== PROBLEM STATEMENT ==
Print, exactly and with both ends included, the lines below that run from the one containing "Write a Python" to the one containing "from matplotlib.lines import Line2D". Pictures are omitted.

== INPUT MATERIAL ==
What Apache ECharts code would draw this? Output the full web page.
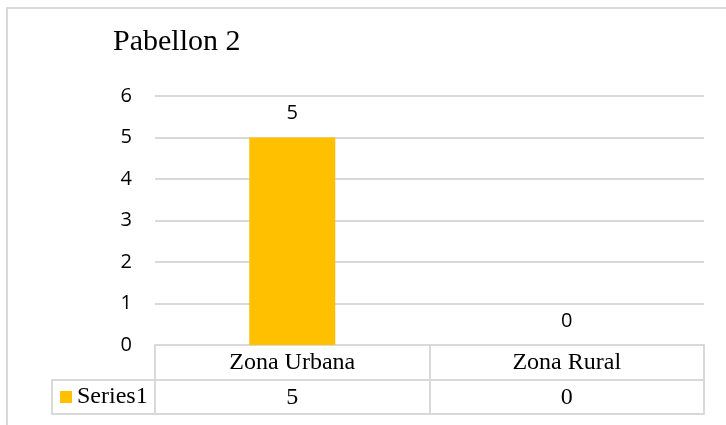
<!DOCTYPE html>
<html>
<head>
<meta charset="utf-8">
<script src="https://cdn.jsdelivr.net/npm/echarts@6/dist/echarts.min.js"></script>
<style>
html,body{margin:0;padding:0;background:#fff;}
#chart{width:726px;height:425px;}
</style>
</head>
<body>
<div id="chart"></div>
<script>
const titleText = 'Pabellon 2';
const categories = ['Zona Urbana', 'Zona Rural'];
const seriesName = 'Series1';
const values = [5, 0];
const yMin = 0, yMax = 6, yStep = 1;

const gridColor = '#d9d9d9';
const barColor = '#FFC000';
const serif = '"Liberation Serif", "Times New Roman", serif';
const sans = '"Open Sans", "Noto Sans", sans-serif';

const chart = echarts.init(document.getElementById('chart'), null, {renderer: 'canvas'});

const tableAxis = (offset) => ({
  type: 'category',
  data: categories,
  position: 'bottom',
  offset: offset,
  gridIndex: 0,
  axisLine: {show: true, lineStyle: {color: gridColor, width: 2}},
  axisTick: {show: false},
  axisLabel: {show: false},
  splitLine: {show: false}
});

const option = {
  animation: false,
  backgroundColor: '#fff',
  title: {
    text: titleText,
    left: 108,
    top: 22,
    textStyle: {fontFamily: serif, fontSize: 30, fontWeight: 'normal', color: '#000'}
  },
  legend: {
    data: [seriesName],
    left: 60,
    top: 385,
    padding: 0,
    icon: 'rect',
    itemWidth: 12,
    itemHeight: 12,
    textStyle: {fontFamily: serif, fontSize: 24, color: '#000'}
  },
  grid: {left: 155, right: 22, top: 96, bottom: 80, containLabel: false},
  xAxis: [
    {
      type: 'category',
      data: categories,
      position: 'bottom',
      axisLine: {show: true, lineStyle: {color: gridColor, width: 2}},
      axisTick: {show: true, interval: 0, length: 69, lineStyle: {color: gridColor, width: 2}},
      axisLabel: {
        show: true,
        interval: 0,
        margin: 0,
        formatter: function (val, idx) {
          return '{a|' + val + '}\n{b|' + values[idx] + '}';
        },
        rich: {
          a: {fontFamily: serif, fontSize: 24, color: '#000', lineHeight: 35, height: 35},
          b: {fontFamily: serif, fontSize: 24, color: '#000', lineHeight: 35, height: 35}
        }
      },
      splitLine: {show: false}
    },
    tableAxis(35),
    tableAxis(69)
  ],
  yAxis: {
    type: 'value',
    min: yMin,
    max: yMax,
    interval: yStep,
    axisLine: {show: false},
    axisTick: {show: false},
    axisLabel: {margin: 23, fontFamily: sans, fontSize: 20, color: '#000'},
    splitLine: {show: true, lineStyle: {color: gridColor, width: 2}}
  },
  series: [{
    name: seriesName,
    type: 'bar',
    data: values,
    barWidth: 86,
    itemStyle: {color: barColor},
    label: {
      show: true,
      position: 'top',
      distance: 14,
      fontFamily: sans,
      fontSize: 20,
      color: '#000'
    }
  }],
  graphic: [
    {
      type: 'rect',
      silent: true,
      shape: {x: 7, y: 8, width: 740, height: 440},
      style: {fill: 'none', stroke: gridColor, lineWidth: 2},
      z: -1
    },
    {
      type: 'rect',
      silent: true,
      shape: {x: 52, y: 380, width: 103, height: 34},
      style: {fill: 'none', stroke: gridColor, lineWidth: 2},
      z: 1
    }
  ]
};
chart.setOption(option);
</script>
</body>
</html>
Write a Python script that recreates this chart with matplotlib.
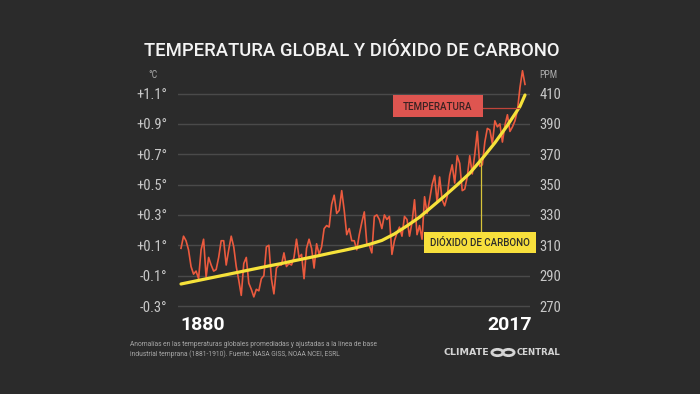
import matplotlib
matplotlib.use("Agg")
import matplotlib.pyplot as plt
from matplotlib.patches import Rectangle, Circle
from matplotlib.lines import Line2D

# ---------------- data ----------------
temp_years = list(range(1880, 2018))
temp_anom = [
    0.08, 0.16, 0.13, 0.07, -0.04, -0.09, -0.07, -0.12, 0.07, 0.14,
    -0.11, 0.02, -0.03, -0.07, -0.06, 0.02, 0.13, 0.13, -0.03, 0.07,
    0.16, 0.09, -0.04, -0.13, -0.23, -0.02, 0.02, -0.15, -0.19, -0.24,
    -0.19, -0.20, -0.12, -0.10, 0.09, 0.10, -0.12, -0.22, -0.05, -0.03,
    -0.03, 0.05, -0.04, -0.02, -0.03, 0.02, 0.14, 0.02, 0.04, -0.12,
    0.08, 0.14, 0.08, -0.05, 0.11, 0.04, 0.09, 0.21, 0.23, 0.22,
    0.37, 0.43, 0.31, 0.33, 0.46, 0.33, 0.17, 0.21, 0.13, 0.13,
    0.07, 0.17, 0.25, 0.32, 0.11, 0.10, 0.05, 0.29, 0.30, 0.27,
    0.21, 0.30, 0.27, 0.29, 0.04, 0.13, 0.18, 0.22, 0.16, 0.29,
    0.27, 0.16, 0.25, 0.40, 0.17, 0.23, 0.14, 0.42, 0.31, 0.40,
    0.50, 0.56, 0.38, 0.55, 0.40, 0.36, 0.42, 0.56, 0.63, 0.51,
    0.69, 0.64, 0.46, 0.47, 0.55, 0.69, 0.57, 0.70, 0.85, 0.62,
    0.63, 0.78, 0.87, 0.86, 0.77, 0.92, 0.88, 0.90, 0.78, 0.89,
    0.96, 0.85, 0.88, 0.92, 0.99, 1.14, 1.25, 1.16,
]

co2_years = [1880, 1885, 1890, 1895, 1900, 1905, 1910, 1915, 1920, 1925,
             1930, 1935, 1940, 1945, 1950, 1955, 1960, 1965, 1970, 1975,
             1980, 1985, 1990, 1995, 2000, 2005, 2010, 2015, 2017]
co2_ppm = [284.5, 286.2, 287.9, 289.6, 291.3, 293.0, 294.7, 296.4, 298.0, 299.8,
           301.5, 303.2, 305.0, 306.7, 308.5, 310.6, 313.2, 317.5, 322.8, 328.5,
           335.5, 342.5, 349.8, 357.5, 367.2, 377.5, 389.0, 401.5, 409.0]

temp_ticks = [-0.3, -0.1, 0.1, 0.3, 0.5, 0.7, 0.9, 1.1]
temp_tick_labels = ["-0.3°", "-0.1°", "+0.1°", "+0.3°", "+0.5°", "+0.7°", "+0.9°", "+1.1°"]
ppm_ticks = [270, 290, 310, 330, 350, 370, 390, 410]
ppm_tick_labels = [str(v) for v in ppm_ticks]

title = "TEMPERATURA GLOBAL Y DIÓXIDO DE CARBONO"
footnote = ("Anomalías en las temperaturas globales promediadas y ajustadas a la línea de base\n"
            "industrial temprana (1881-1910). Fuente: NASA GISS, NOAA NCEI, ESRL")

# ---------------- style ----------------
BG = "#2b2b2b"
GRID = "#4a4a4a"
TICK = "#c8c8c8"
RED = "#eb5a3e"
YEL = "#f6e23a"
RED_BOX = "#de5550"
YEL_BOX = "#f8e03c"
NARROW = ["Liberation Sans Narrow", "Roboto Condensed", "Roboto", "DejaVu Sans"]

W, H = 700, 394
fig = plt.figure(figsize=(W / 100, H / 100), dpi=100, facecolor=BG)

def fx(px):
    return px / W

def fy(py):
    return 1 - py / H

# axes geometry in pixels
ax_l, ax_r, ax_t, ax_b = 178, 530, 60, 315
x_start, x_end = 181, 525
k = (temp_years[-1] - temp_years[0]) / (x_end - x_start)
xlim = (temp_years[0] - (x_start - ax_l) * k, temp_years[-1] + (ax_r - x_end) * k)
y_top_tick, y_bot_tick = 93.5, 306.0
ppu = (y_bot_tick - y_top_tick) / (1.1 - (-0.3))
ylim = (-0.3 - (ax_b - y_bot_tick) / ppu, 1.1 + (y_top_tick - ax_t) / ppu)

ax = fig.add_axes([fx(ax_l), fy(ax_b), (ax_r - ax_l) / W, (ax_b - ax_t) / H])
ax.set_facecolor(BG)
ax.set_xlim(*xlim)
ax.set_ylim(*ylim)
for s in ax.spines.values():
    s.set_visible(False)
ax.set_xticks([])
ax.set_yticks(temp_ticks)
ax.set_yticklabels(temp_tick_labels, family=NARROW, fontsize=10.5, color=TICK)
ax.tick_params(axis="y", length=0, pad=8)
ax.grid(axis="y", color=GRID, linewidth=1.0)
ax.set_axisbelow(True)
ax.plot(temp_years, temp_anom, color=RED, linewidth=1.2, solid_joinstyle="round", zorder=3)

ax2 = ax.twinx()
ax2.set_ylim(270 + (ylim[0] + 0.3) * 100, 270 + (ylim[1] + 0.3) * 100)
ax2.patch.set_visible(False)
for s in ax2.spines.values():
    s.set_visible(False)
ax2.set_yticks(ppm_ticks)
ax2.set_yticklabels(ppm_tick_labels, family=NARROW, fontsize=10.5, color=TICK)
ax2.tick_params(axis="y", length=0, pad=7)
ax2.plot(co2_years, co2_ppm, color=YEL, linewidth=2.3, solid_capstyle="round", zorder=4)

# ---------------- texts ----------------
fig.text(fx(144), fy(50.5), title, family=["Roboto", "DejaVu Sans"], weight="medium",
         fontsize=13.3, color="#f4f4f4", ha="left", va="center")
fig.text(fx(153), fy(75), "°C", family=NARROW, fontsize=7, color="#aaaaaa", ha="center", va="center")
fig.text(fx(548), fy(75), "PPM", family=NARROW, fontsize=7, color="#aaaaaa", ha="center", va="center")
fig.text(fx(180), fy(325), str(temp_years[0]), family=["Roboto", "DejaVu Sans"], weight="bold",
         fontsize=14, color="#ffffff", ha="left", va="center")
fig.text(fx(532), fy(325), str(temp_years[-1]), family=["Roboto", "DejaVu Sans"], weight="bold",
         fontsize=14, color="#ffffff", ha="right", va="center")
fig.text(fx(130), fy(349.5), footnote, family=["Roboto", "DejaVu Sans"], fontsize=4.8,
         color="#a8a8a8", ha="left", va="center", linespacing=1.25)

# label boxes and leader lines
fig.add_artist(Line2D([fx(483), fx(519)], [fy(107.5), fy(107.5)], color="#c0443a", lw=0.9,
                      transform=fig.transFigure, zorder=5))
fig.add_artist(Rectangle((fx(393), fy(117)), 90 / W, 22 / H, transform=fig.transFigure,
                         facecolor=RED_BOX, edgecolor="none", zorder=6))
fig.text(fx(438), fy(106.5), "TEMPERATURA", family=["Roboto", "DejaVu Sans"], weight="medium",
         fontsize=7, color="#3a2222", ha="center", va="center", zorder=7)

fig.add_artist(Line2D([fx(480.7), fx(480.7)], [fy(160), fy(232)], color="#d8c43a", lw=0.9,
                      transform=fig.transFigure, zorder=5))
fig.add_artist(Rectangle((fx(424), fy(253)), 112 / W, 21 / H, transform=fig.transFigure,
                         facecolor=YEL_BOX, edgecolor="none", zorder=6))
fig.text(fx(480), fy(242.5), "DIÓXIDO DE CARBONO", family=["Roboto", "DejaVu Sans"], weight="medium",
         fontsize=7, color="#2b2b2b", ha="center", va="center", zorder=7)

# logo
LOGO = "#d4d4d4"
fig.text(fx(443), fy(352.5), "CLIMATE", family="DejaVu Sans", weight="bold", fontsize=6.8,
         color=LOGO, ha="left", va="center")
fig.text(fx(560), fy(352.5), "CENTRAL", family="DejaVu Sans", weight="bold", fontsize=6.2,
         color=LOGO, ha="right", va="center")
for cxp in (497.5, 508.5):
    fig.add_artist(Circle((fx(cxp), fy(352.5)), 5.6 / W, transform=fig.transFigure,
                          facecolor="none", edgecolor=LOGO, lw=2.0))

fig.savefig("out.png", dpi=100, facecolor=BG)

== REPLY TO THE EXERCISE ==
Write a Python script that recreates this chart with matplotlib.
import matplotlib
matplotlib.use("Agg")
import matplotlib.pyplot as plt
from matplotlib.patches import Rectangle, Circle
from matplotlib.lines import Line2D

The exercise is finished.